Calculate the amount of space you have available for ads in your publication. Include the number of full-page and smaller ads you believe you will have available, adding the fractional pages to determine your total number of pages available. Many publications use a 50:50 or 60:40 ad-to-editorial ratio.
Divide your cost per issue and desired profit per issue by the number of pages you have available for advertising to get your minimum page rate. For example, if you have $50,000 worth of expenses each issue and want to make a profit of $20,000 per issue, divide $70,000 by the total number of ad pages you have available.
Compare your cost per advertising page, which should include your desired profit, to your competitors. Do this using a cost-per-thousand, or CPM, calculation. Divide the cost of one page of advertising in your competitor’s publication by its circulation to determine the cost to reach 1,000 readers. If a full-page ad in a competitor's 25,000-circulation magazine costs $2,000, divide $2,000 by 25 to get a CPM of $80. Compare that to your cost per ad page to determine if you can use that number to compete, if you can raise it or if you need to lower the price.
Talk to your sales staff about their need to be able to discount your advertised rates to determine if you need to set your rates higher than your desired ad page price. For example, if you need to make $1,500 per page of advertising to cover your costs and make a profit, and the sales department wants the ability to discount 25 percent of your ad inventory by 15 percent, raise your $1,500 page rate accordingly to absorb these discounts.

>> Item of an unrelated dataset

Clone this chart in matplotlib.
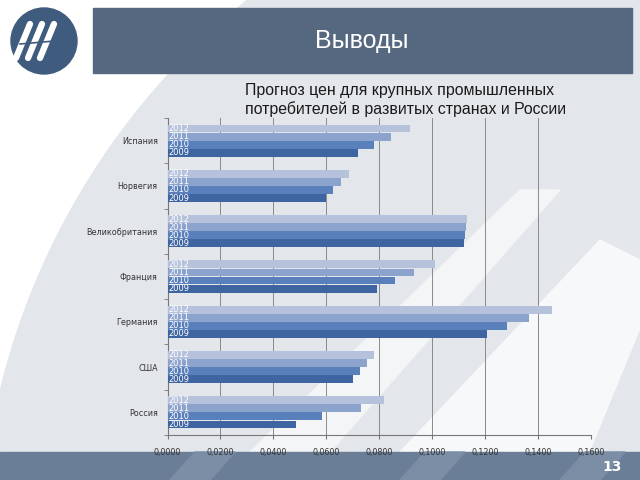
import matplotlib
matplotlib.use("Agg")
import matplotlib.pyplot as plt
import matplotlib.patches as mpatches
import matplotlib.ticker as ticker
import numpy as np

# ── Data ───────────────────────────────────────────────────────────────────────
countries = ["Испания", "Норвегия", "Великобритания", "Франция",
             "Германия", "США", "Россия"]
years = ["2012", "2011", "2010", "2009"]
v2012 = [0.0916, 0.0686, 0.1133, 0.1011, 0.1454, 0.0779, 0.0818]
v2011 = [0.0844, 0.0654, 0.1128, 0.0932, 0.1367, 0.0753, 0.0730]
v2010 = [0.0780, 0.0625, 0.1125, 0.0860, 0.1284, 0.0727, 0.0584]
v2009 = [0.0720, 0.0598, 0.1120, 0.0791, 0.1206, 0.0702, 0.0487]
series = [v2012, v2011, v2010, v2009]
year_colors = ["#b6c2dc", "#8ca3cd", "#5a80bc", "#3e64a2"]

title = "Выводы"
subtitle = "Прогноз цен для крупных промышленных\nпотребителей в развитых странах и России"
page_no = "13"

# ── Figure + slide background ─────────────────────────────────────────────────
fig = plt.figure(figsize=(6.4, 4.8), dpi=100)
bg = fig.add_axes([0, 0, 1, 1], zorder=0)
bg.set_xlim(0, 640)
bg.set_ylim(480, 0)
bg.axis("off")
bg.add_patch(mpatches.Rectangle((0, 0), 640, 480, color="white"))
bg.add_patch(mpatches.Circle((700, 560), 720, color="#e3e6ea"))
# white diagonal swooshes
bg.add_patch(mpatches.Polygon([(250, 452), (330, 452), (560, 190), (520, 190)],
                              color="#f4f5f7"))
bg.add_patch(mpatches.Polygon([(400, 452), (640, 452), (640, 260), (600, 240)],
                              color="#f7f8f9"))
bg.add_patch(mpatches.Polygon([(590, 452), (640, 452), (640, 330)], color="#e3e6ea"))

# header bar
bg.add_patch(mpatches.Rectangle((93, 8), 539, 65, color="#56687f"))
bg.text(362, 41, title, color="white", fontsize=18, ha="center", va="center",
        family="Liberation Sans")

# logo
bg.add_patch(mpatches.Circle((44, 41), 33, color="#3f5b7e"))
for dx in (-14, -2, 10):
    bg.plot([30 + dx, 44 + dx], [58, 24], color="white", lw=4.5,
            solid_capstyle="round")
bg.plot([20, 66], [44, 40], color="#3f5b7e", lw=1.2)

# footer bar
bg.add_patch(mpatches.Rectangle((0, 452), 640, 28, color="#6a7e98"))
for x0 in (170, 400, 560):
    bg.add_patch(mpatches.Polygon([(x0, 480), (x0 + 40, 480), (x0 + 65, 452),
                                   (x0 + 25, 452)], color="#7b8ea6"))
bg.text(612, 467, page_no, color="white", fontsize=10, fontweight="bold",
        ha="center", va="center")

bg.text(245, 100, subtitle, color="#1a1a1a", fontsize=11.4, ha="left",
        va="center", linespacing=1.2, family="Liberation Sans")

# ── Chart ─────────────────────────────────────────────────────────────────────
ax = fig.add_axes([167.5 / 640, 1 - 435 / 480, (591 - 167.5) / 640, (435 - 118) / 480],
                  zorder=2)
ax.patch.set_alpha(0)

n = len(countries)
bar_h = 0.178
pos = np.arange(n)
for k, (yr, vals, col) in enumerate(zip(years, series, year_colors)):
    y = pos + (k - 1.5) * bar_h
    ax.barh(y, vals, height=bar_h * 0.97, color=col, edgecolor="none", zorder=3)
    for yy in y:
        ax.text(0.0004, yy, yr, color="white", fontsize=6, va="center",
                ha="left", zorder=4)

ax.set_ylim(n - 0.5, -0.5)
ax.set_xlim(0, 0.16)
ax.xaxis.set_major_locator(ticker.MultipleLocator(0.02))
ax.xaxis.set_major_formatter(ticker.FuncFormatter(lambda v, _: f"{v:.4f}".replace(".", ",")))
ax.set_yticks(pos)
ax.set_yticklabels(countries)
ax.set_yticks(np.arange(n + 1) - 0.5, minor=True)
ax.tick_params(axis="y", which="major", length=0, labelsize=5.8, labelcolor="#333333", pad=7)
ax.tick_params(axis="y", which="minor", length=3, color="#777777")
ax.tick_params(axis="x", length=3, color="#777777", labelsize=5.8,
               labelcolor="#333333", pad=6)
ax.grid(axis="x", color="#8a8a8a", linewidth=0.7, zorder=1)
for side in ("top", "right"):
    ax.spines[side].set_visible(False)
for side in ("left", "bottom"):
    ax.spines[side].set_color("#777777")
    ax.spines[side].set_linewidth(0.8)

fig.savefig("out.png", dpi=100)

Add a cushion to your desired page price to address unexpected expense increases, bad debt and other occurrences that might cause you to lose sales. Consider the effect of other sources of revenue, such as links and banner ads on your website, to determine if you can lower your rates to be more competitive.
Talk to potential advertisers to gauge their interest in your magazine’s content, target audience, circulation numbers and prices to determine if you will get their business and be competitive.